## Begin RECORDS FOR PROCESSING

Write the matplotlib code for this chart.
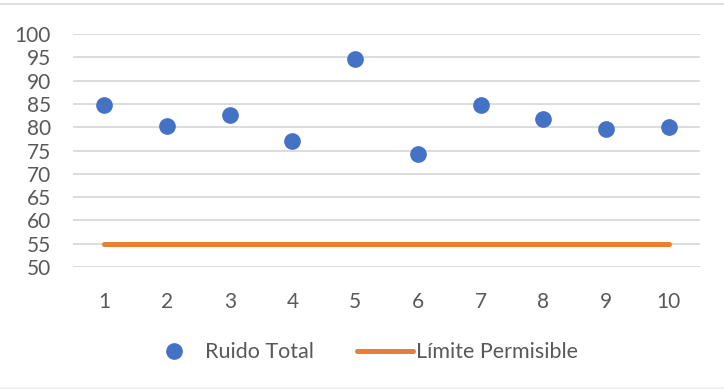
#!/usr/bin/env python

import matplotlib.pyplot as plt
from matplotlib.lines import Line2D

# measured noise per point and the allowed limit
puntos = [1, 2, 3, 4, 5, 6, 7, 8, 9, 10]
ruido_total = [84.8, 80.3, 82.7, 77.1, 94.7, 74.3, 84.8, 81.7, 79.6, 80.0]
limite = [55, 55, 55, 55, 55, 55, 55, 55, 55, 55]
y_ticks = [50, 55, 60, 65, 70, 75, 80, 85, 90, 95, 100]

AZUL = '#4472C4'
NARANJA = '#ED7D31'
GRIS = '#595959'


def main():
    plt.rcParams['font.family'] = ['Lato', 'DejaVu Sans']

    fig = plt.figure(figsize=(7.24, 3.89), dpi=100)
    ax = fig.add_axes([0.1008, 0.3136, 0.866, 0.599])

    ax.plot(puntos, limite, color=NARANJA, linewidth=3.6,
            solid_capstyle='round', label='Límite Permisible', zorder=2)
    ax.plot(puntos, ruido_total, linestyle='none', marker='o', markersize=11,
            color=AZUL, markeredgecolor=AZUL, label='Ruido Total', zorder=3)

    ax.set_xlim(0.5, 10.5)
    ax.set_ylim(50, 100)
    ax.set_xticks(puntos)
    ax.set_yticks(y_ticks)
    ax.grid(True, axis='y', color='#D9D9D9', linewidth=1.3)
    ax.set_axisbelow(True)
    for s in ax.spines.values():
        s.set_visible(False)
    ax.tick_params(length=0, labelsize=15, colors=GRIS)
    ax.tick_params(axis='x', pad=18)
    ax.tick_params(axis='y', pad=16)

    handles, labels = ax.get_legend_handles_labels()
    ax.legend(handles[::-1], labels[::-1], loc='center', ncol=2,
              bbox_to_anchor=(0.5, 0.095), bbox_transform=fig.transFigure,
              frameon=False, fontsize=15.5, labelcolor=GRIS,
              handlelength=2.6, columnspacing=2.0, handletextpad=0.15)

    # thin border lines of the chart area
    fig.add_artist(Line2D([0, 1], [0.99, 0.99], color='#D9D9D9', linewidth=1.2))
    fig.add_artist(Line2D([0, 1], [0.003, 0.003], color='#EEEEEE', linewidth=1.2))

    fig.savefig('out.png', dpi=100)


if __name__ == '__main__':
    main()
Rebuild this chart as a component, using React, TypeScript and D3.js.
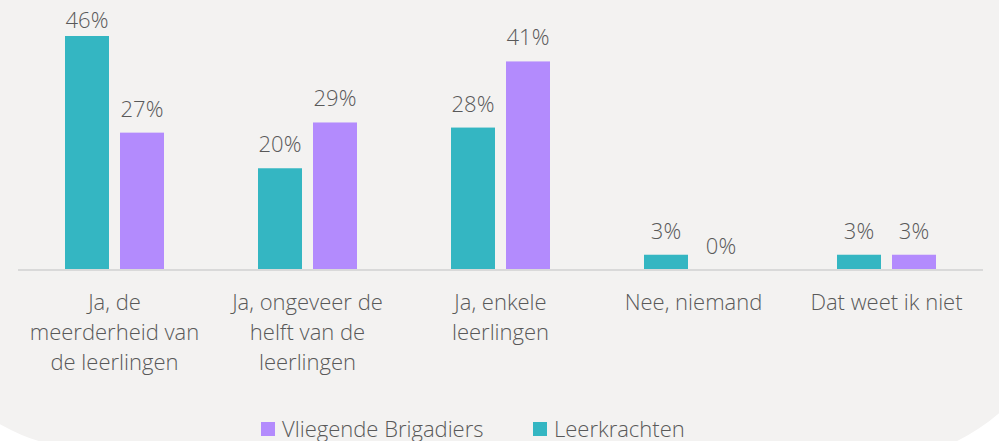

## End RECORDS FOR PROCESSING

Write out exactly the opening lines of the data, stopping after the line that holds "from matplotlib.lines import Line2D". Exclude pictures.

Write the matplotlib code for this chart.
#!/usr/bin/env python

import matplotlib.pyplot as plt
from matplotlib.lines import Line2D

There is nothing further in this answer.